Massachusetts town to build New England's first utility-scale battery storage project
- NEC Energy Solutions will develop a 2 MW, 3.9 MWh battery for Sterling Municipal Light Department, aimed at boosting grid resiliency against storm-related outages, PV Magazine reports.
- The project is partially funded by a $1.5 million grant from the Massachusetts Department of Energy Resources (DOER), and is expected to be online in December.
- Sterling's municipal power provider has been aggressive in pursuing solar energy, and says it is now ranked seventh in solar capacity per capita in the nation.
Months after Massachusetts agency outlined steps to achieve 600 MW of energy storage, a small town in the state wants to build New England's biggest energy storage project—which would also be the region's first utility scale project.
Sterling Municipal wants to build on its installed solar capacity by using battery storage to lower peak demand charges as well as keep the lights on.

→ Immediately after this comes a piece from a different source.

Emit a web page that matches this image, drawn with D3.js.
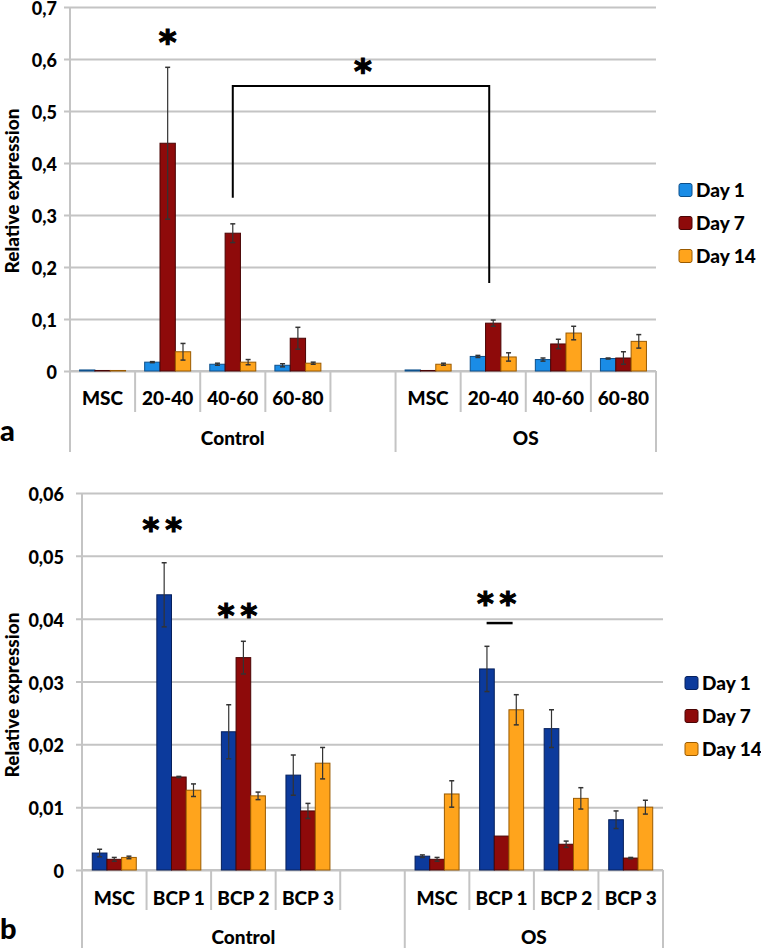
<!DOCTYPE html>
<html><head><meta charset="utf-8">
<script src="https://cdn.jsdelivr.net/npm/d3@7"></script>
<style>
body{margin:0;background:#fff;}
text{font-family:Lato,"Open Sans",sans-serif;font-weight:900;fill:#000;}
</style>
</head><body>
<svg id="c" width="761" height="952"></svg>
<script>
// ---------- DATA ----------
const seriesNames = ["Day 1", "Day 7", "Day 14"];
const groupNames = ["Control", "OS"];
const groupSizes = [5, 4];

const catsA = ["MSC", "20-40", "40-60", "60-80", "", "MSC", "20-40", "40-60", "60-80"];
const a_day1 = [0.002, 0.017, 0.013, 0.011, null, 0.002, 0.028, 0.022, 0.024];
const a_day1_err = [0, 0.001, 0.002, 0.003, null, 0, 0.002, 0.003, 0.001];
const a_day7 = [0.001, 0.438, 0.265, 0.063, null, 0.001, 0.092, 0.052, 0.025];
const a_day7_err = [0, 0.146, 0.018, 0.021, null, 0, 0.006, 0.009, 0.012];
const a_day14 = [0.001, 0.037, 0.017, 0.015, null, 0.013, 0.027, 0.073, 0.057];
const a_day14_err = [0, 0.016, 0.005, 0.002, null, 0.002, 0.008, 0.013, 0.013];
const ticksA = [0, 0.1, 0.2, 0.3, 0.4, 0.5, 0.6, 0.7];

const catsB = ["MSC", "BCP 1", "BCP 2", "BCP 3", "", "MSC", "BCP 1", "BCP 2", "BCP 3"];
const b_day1 = [0.0027, 0.0438, 0.022, 0.0151, null, 0.0022, 0.032, 0.0225, 0.008];
const b_day1_err = [0.0006, 0.0051, 0.0043, 0.0032, null, 0.0002, 0.0036, 0.003, 0.0014];
const b_day7 = [0.0017, 0.0148, 0.0338, 0.0094, null, 0.0017, 0.0054, 0.0041, 0.0019];
const b_day7_err = [0.0003, 0.0001, 0.0026, 0.0012, null, 0.0003, 0, 0.0005, 0.0001];
const b_day14 = [0.002, 0.0127, 0.0118, 0.017, null, 0.0121, 0.0255, 0.0114, 0.01];
const b_day14_err = [0.0002, 0.001, 0.0006, 0.0025, null, 0.0021, 0.0024, 0.0017, 0.0011];
const ticksB = [0, 0.01, 0.02, 0.03, 0.04, 0.05, 0.06];

const colorsA = ["#1a8ce6", "#8e0a0a", "#ffa41c"];
const colorsB = ["#0c3a9c", "#8e0a0a", "#ffa41c"];
const strokesA = ["#0d4f8a", "#4a0505", "#9a5a00"];
const strokesB = ["#06205c", "#4a0505", "#9a5a00"];

// ---------- DRAW ----------
const svg = d3.select("#c");
const locale = d3.formatLocale({decimal: ",", thousands: ".", grouping: [3], currency: ["", "€"]});

function panel(cfg) {
  const g = svg.append("g");
  const x = d3.scaleBand().domain(d3.range(cfg.cats.length)).range([cfg.left, cfg.right]).padding(0);
  const y = d3.scaleLinear().domain([0, cfg.max]).range([cfg.bottom, cfg.top]);
  const slot = x.bandwidth();
  const x1 = d3.scaleBand().domain(d3.range(3)).range([(slot - cfg.groupW) / 2, (slot + cfg.groupW) / 2]).padding(0);

  // y axis with gridlines
  const fmt = d => d === 0 ? "0" : locale.format(cfg.fmt)(d);
  const ax = d3.axisLeft(y).tickValues(cfg.ticks).tickFormat(fmt)
    .tickSizeInner(-(cfg.right - cfg.left)).tickSizeOuter(0).tickPadding(cfg.tickPad);
  const ag = g.append("g").attr("transform", `translate(${cfg.left},0)`).call(ax);
  ag.select(".domain").remove();
  ag.selectAll(".tick line").attr("x1", -6).attr("stroke", "#c4c4c4").attr("stroke-width", 2);
  ag.selectAll(".tick text").style("font-size", cfg.tickFont + "px").attr("fill", "#000").attr("dy", "0.42em")
    .style("font-family", "Lato, sans-serif").style("font-weight", 900);

  // axis line (vertical) and category frame
  const catBottom = cfg.bottom + cfg.catH;
  const grpBottom = cfg.bottom + cfg.grpH;
  g.append("line").attr("x1", cfg.left).attr("x2", cfg.left).attr("y1", y(cfg.max)).attr("y2", grpBottom)
    .attr("stroke", "#c4c4c4").attr("stroke-width", 2);
  g.append("line").attr("x1", cfg.left).attr("x2", cfg.right).attr("y1", cfg.bottom).attr("y2", cfg.bottom)
    .attr("stroke", "#c4c4c4").attr("stroke-width", 2);
  // boundaries
  const groupStarts = [0];
  groupSizes.forEach((s, i) => groupStarts.push(groupStarts[i] + s));
  for (let i = 1; i <= cfg.cats.length; i++) {
    const xb = i < cfg.cats.length ? x(i) : cfg.right;
    const isGroup = groupStarts.includes(i);
    g.append("line").attr("x1", xb).attr("x2", xb).attr("y1", cfg.bottom).attr("y2", isGroup ? grpBottom : catBottom)
      .attr("stroke", "#c4c4c4").attr("stroke-width", 2);
  }
  // category labels
  g.selectAll(".cat").data(cfg.cats).enter().append("text")
    .attr("x", (d, i) => x(i) + slot / 2).attr("y", cfg.bottom + cfg.catText)
    .attr("text-anchor", "middle").style("font-size", cfg.catFont + "px").text(d => d);
  // group labels
  groupNames.forEach((n, i) => {
    const xs = x(groupStarts[i]);
    const xe = groupStarts[i + 1] < cfg.cats.length ? x(groupStarts[i + 1]) : cfg.right;
    g.append("text").attr("x", (xs + xe) / 2).attr("y", cfg.bottom + cfg.grpText)
      .attr("text-anchor", "middle").style("font-size", cfg.catFont + "px").text(n);
  });

  // bars
  cfg.series.forEach((vals, s) => {
    const errs = cfg.errs[s];
    const data = vals.map((v, i) => ({v, e: errs[i], i})).filter(d => d.v !== null);
    g.selectAll(".bar" + s).data(data).enter().append("rect")
      .attr("x", d => x(d.i) + x1(s)).attr("width", x1.bandwidth())
      .attr("y", d => y(d.v)).attr("height", d => cfg.bottom - y(d.v))
      .attr("fill", cfg.colors[s]).attr("stroke", cfg.strokes[s]).attr("stroke-width", 1);
    const eb = data.filter(d => d.e > 0);
    const cx = d => x(d.i) + x1(s) + x1.bandwidth() / 2;
    g.selectAll(".err" + s).data(eb).enter().append("line")
      .attr("x1", cx).attr("x2", cx).attr("y1", d => y(d.v - d.e)).attr("y2", d => y(d.v + d.e))
      .attr("stroke", "#333").attr("stroke-width", 1.2);
    [1, -1].forEach(k => {
      g.selectAll(".cap" + s + k).data(eb).enter().append("line")
        .attr("x1", d => cx(d) - 2.5).attr("x2", d => cx(d) + 2.5)
        .attr("y1", d => y(d.v + k * d.e)).attr("y2", d => y(d.v + k * d.e))
        .attr("stroke", "#333").attr("stroke-width", 1.5);
    });
  });

  // legend
  seriesNames.forEach((n, s) => {
    const cy = cfg.legY + s * 33;
    g.append("rect").attr("x", cfg.legX).attr("y", cy - 6.5).attr("width", 13).attr("height", 13)
      .attr("rx", 2).attr("fill", cfg.colors[s]).attr("stroke", cfg.strokes[s]);
    g.append("text").attr("x", cfg.legX + 17).attr("y", cy + 6.5).style("font-size", cfg.legFont + "px").text(n);
  });

  // y title
  g.append("text").attr("transform", `translate(${cfg.titleX},${cfg.titleY}) rotate(-90)`)
    .attr("text-anchor", "middle").style("font-size", cfg.titleFont + "px").text("Relative expression");
  // panel letter
  g.append("text").attr("x", 0).attr("y", cfg.letterY).style("font-size", "29px").text(cfg.letter);

  return {g, x, y, x1, slot};
}

// Panel a
const A = panel({
  cats: catsA, series: [a_day1, a_day7, a_day14], errs: [a_day1_err, a_day7_err, a_day14_err],
  left: 70, right: 656, top: 7, bottom: 371, max: 0.7, ticks: ticksA, fmt: ".1f",
  groupW: 46, tickPad: 13, tickFont: 18, catFont: 19, legFont: 19, catH: 41, grpH: 81, catText: 34, grpText: 74,
  colors: colorsA, strokes: strokesA, legX: 679, legY: 190, titleX: 19, titleY: 191, titleFont: 19,
  letter: "a", letterY: 441
});
// Panel b
const B = panel({
  cats: catsB, series: [b_day1, b_day7, b_day14], errs: [b_day1_err, b_day7_err, b_day14_err],
  left: 82, right: 663, top: 493, bottom: 870, max: 0.06, ticks: ticksB, fmt: ".2f",
  groupW: 44, tickPad: 18, tickFont: 18, catFont: 19, legFont: 19, catH: 40, grpH: 78, catText: 35, grpText: 74,
  colors: colorsB, strokes: strokesB, legX: 685, legY: 683, titleX: 19, titleY: 695, titleFont: 19,
  letter: "b", letterY: 939
});

// ---------- ANNOTATIONS ----------
function barX(P, i, s) { return P.x(i) + P.x1(s) + P.x1.bandwidth() / 2; }
function star(P, xx, v, txt, size, ls) {
  P.g.append("text").attr("x", xx).attr("y", P.y(v)).attr("text-anchor", "middle")
    .style("font-size", size + "px").style("letter-spacing", ls + "px").style("font-family", "DejaVu Sans")
    .style("font-weight", 700).attr("stroke", "#000").attr("stroke-width", 1.2).text(txt);
}
// a: star over Control 20-40 Day 7
star(A, barX(A, 1, 1), 0.61, "*", 34, 0);
// a: bracket between Control 40-60 Day 7 and OS 20-40 Day 7
const bx1 = barX(A, 2, 1), bx2 = barX(A, 6, 1) - 4;
A.g.append("path")
  .attr("d", `M${bx1},${A.y(0.333)}V${A.y(0.548)}H${bx2}V${A.y(0.169)}`)
  .attr("fill", "none").attr("stroke", "#000").attr("stroke-width", 2);
star(A, (bx1 + bx2) / 2 + 2, 0.553, "*", 34, 0);

// b: double stars
star(B, barX(B, 1, 0) + 1, 0.0525, "**", 32, 6);
star(B, barX(B, 2, 1) - 3, 0.0388, "**", 32, 6);
star(B, barX(B, 6, 1) - 2, 0.0408, "**", 32, 6);
const lx = barX(B, 6, 1) - 2;
B.g.append("line").attr("x1", lx - 13).attr("x2", lx + 13).attr("y1", B.y(0.0393)).attr("y2", B.y(0.0393))
  .attr("stroke", "#000").attr("stroke-width", 2.5);
</script>
</body></html>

The lithium ion battery system will store solar energy to provide energy resiliency to critical town departments including the police, dispatch, and fire service. It will also provide transmission capacity charge savings from reducing peak demand, according to a description of the project.

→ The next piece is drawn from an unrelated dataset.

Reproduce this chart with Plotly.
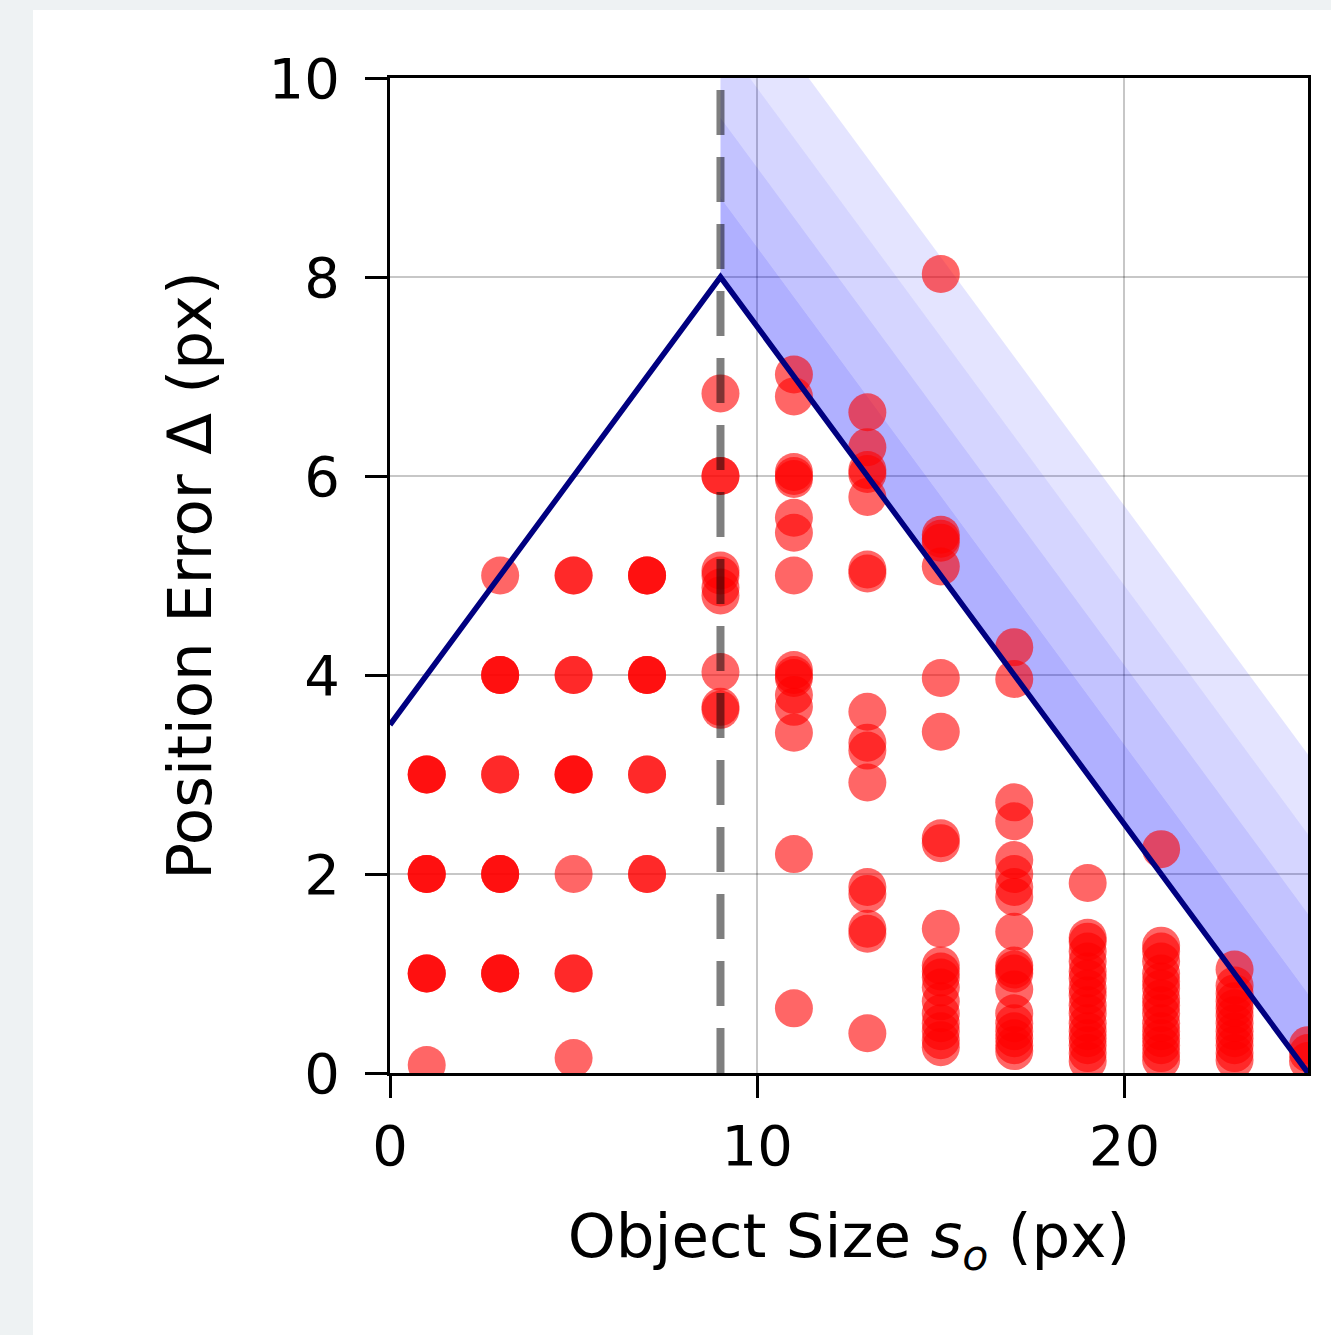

“This project is the largest of its kind in New England," said Bud Collins, CEO of NEC Energy Solution. Energy storage initiatives through the Department of Energy Resources "could make Massachusetts one of the
largest energy storage markets in the world."
The turn-key system will be contained in a single 53-foot container housing 3.9 MWh of lithium ion batteries, a 2 MW power conversion system, and NEC's control software. The Clean Energy States Alliance is also providing technical assistance, as is the Clean Energy Group’s Resilient Power Project through a grant from the Barr Foundation.

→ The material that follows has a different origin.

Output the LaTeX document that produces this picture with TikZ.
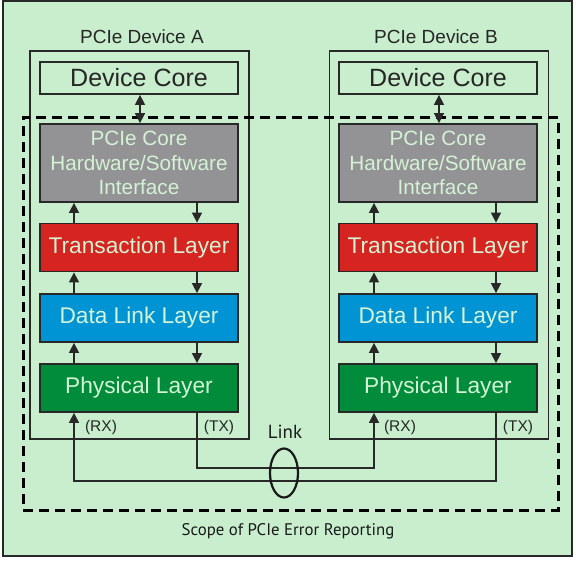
\documentclass[tikz,border=0pt]{standalone}
\usepackage{fontspec}
\setmainfont{Liberation Sans}
\newfontfamily\myriad{PT Sans}
\usetikzlibrary{arrows.meta,shapes.geometric}
\definecolor{bgg}{RGB}{200,238,206}
\definecolor{txtg}{RGB}{212,242,212}
\definecolor{boxgray}{RGB}{147,147,150}
\definecolor{boxred}{RGB}{214,36,32}
\definecolor{boxblue}{RGB}{0,148,212}
\definecolor{boxgreen}{RGB}{0,140,58}
\definecolor{edge}{RGB}{40,40,40}
\begin{document}
\begin{tikzpicture}[x=1pt,y=-1pt,
  frame/.style={draw=edge,line width=1.5pt,fill=bgg,inner sep=0pt},
  devbox/.style={draw=edge,line width=1.5pt,inner sep=0pt,minimum width=219pt,minimum height=388pt},
  corebox/.style={draw=edge,line width=1.8pt,inner sep=0pt,minimum width=198pt,minimum height=32pt,text=black!85,font=\fontsize{25}{29}\selectfont},
  ifbox/.style={draw=edge,line width=1.8pt,inner sep=0pt,minimum width=198pt,minimum height=78pt,fill=boxgray,text=txtg,align=center,font=\fontsize{20.7}{24.7}\selectfont},
  layerbox/.style={draw=edge,line width=1.8pt,inner sep=0pt,minimum width=198pt,minimum height=48pt,text=txtg,font=\fontsize{22.7}{27}\selectfont},
  title/.style={inner sep=0pt,text=black!85,font=\fontsize{19}{22}\selectfont},
  port/.style={inner sep=0pt,text=black!85,font=\fontsize{15.5}{18}\selectfont},
  arr/.style={draw=edge,line width=1.6pt,-{Triangle[length=10pt,width=10pt]}},
  darr/.style={draw=edge,line width=1.6pt,{Triangle[length=10pt,width=10pt]}-{Triangle[length=10pt,width=10pt]}},
  scopebox/.style={draw=black,line width=3pt,dash pattern=on 10pt off 6pt,inner sep=0pt,minimum width=535pt,minimum height=393pt}
]
\useasboundingbox (0,0) rectangle (576,560);
\fill[white] (0,0) rectangle (576,560);
\node[frame,minimum width=569pt,minimum height=555pt] (outer) at (287.5,278.5) {};

% device boxes
\node[devbox] (devA) at (139.5,245) {};
\node[devbox] (devB) at (439,245) {};
\node[title] (titleA) at (142,37) {PCIe Device A};
\node[title] (titleB) at (436,37) {PCIe Device B};

% scope
\node[scopebox] (scope) at (290.5,313.5) {};
\node[inner sep=0pt,font=\myriad\fontsize{16.8}{19}\selectfont,text=black!90] (scopelbl) at (288,531) {Scope of PCIe Error Reporting};

% device A stack
\node[corebox] (coreA) at (139,78) {Device Core};
\node[ifbox] (ifA) at (139,163) {PCIe Core\\Hardware/Software\\Interface};
\node[layerbox,fill=boxred] (trA) at (139,247.5) {Transaction Layer};
\node[layerbox,fill=boxblue] (dlA) at (139,318) {Data Link Layer};
\node[layerbox,fill=boxgreen] (phA) at (139,388) {Physical Layer};

% device B stack
\node[corebox] (coreB) at (438,78) {Device Core};
\node[ifbox] (ifB) at (438,163) {PCIe Core\\Hardware/Software\\Interface};
\node[layerbox,fill=boxred] (trB) at (438,247.5) {Transaction Layer};
\node[layerbox,fill=boxblue] (dlB) at (438,318) {Data Link Layer};
\node[layerbox,fill=boxgreen] (phB) at (438,388) {Physical Layer};

% x positions
\coordinate (upA) at (74,0);
\coordinate (dnA) at (197,0);
\coordinate (upB) at (374,0);
\coordinate (dnB) at (496,0);
\coordinate (midA) at (140,0);
\coordinate (midB) at (439,0);

% core arrows
\draw[darr] (coreA.south -| midA) -- (ifA.north -| midA);
\draw[darr] (coreB.south -| midB) -- (ifB.north -| midB);

% layer arrows A
\draw[arr] (trA.north -| upA) -- (ifA.south -| upA);
\draw[arr] (ifA.south -| dnA) -- (trA.north -| dnA);
\draw[arr] (dlA.north -| upA) -- (trA.south -| upA);
\draw[arr] (trA.south -| dnA) -- (dlA.north -| dnA);
\draw[arr] (phA.north -| upA) -- (dlA.south -| upA);
\draw[arr] (dlA.south -| dnA) -- (phA.north -| dnA);
% layer arrows B
\draw[arr] (trB.north -| upB) -- (ifB.south -| upB);
\draw[arr] (ifB.south -| dnB) -- (trB.north -| dnB);
\draw[arr] (dlB.north -| upB) -- (trB.south -| upB);
\draw[arr] (trB.south -| dnB) -- (dlB.north -| dnB);
\draw[arr] (phB.north -| upB) -- (dlB.south -| upB);
\draw[arr] (dlB.south -| dnB) -- (phB.north -| dnB);

% port labels
\node[port] (rxA) at (101,427) {(RX)};
\node[port] (txA) at (219,427) {(TX)};
\node[port] (rxB) at (400,427) {(RX)};
\node[port] (txB) at (518,427) {(TX)};

% link wires
\coordinate (yhi) at (0,468);
\coordinate (ylo) at (0,481);
\draw[arr] (phA.south -| dnA) -- (yhi -| dnA) -- (yhi -| upB) -- (phB.south -| upB);
\draw[arr] (phB.south -| dnB) -- (ylo -| dnB) -- (ylo -| upA) -- (phA.south -| upA);

% link ellipse
\node[ellipse,draw=black!90,line width=2.2pt,minimum width=28pt,minimum height=49pt,inner sep=0pt] (link) at (284,473) {};
\node[inner sep=0pt,font=\myriad\fontsize{19}{22}\selectfont,text=black!90] (linklbl) at (285,432) {Link};
\end{tikzpicture}
\end{document}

Massachusetts has taken steps to set itself up as a leader in energy storage, paving the way for developers to find markets other than California and Hawaii. The state began opening up avenues for a broader use of storage last year when Gov. Charlie Baker (R) announced the Energy Storage Initiative (ESI). Further solidifying its commitment, the legislature passed a bill in August that could make the state one of only three in the nation to have an energy storage mandate.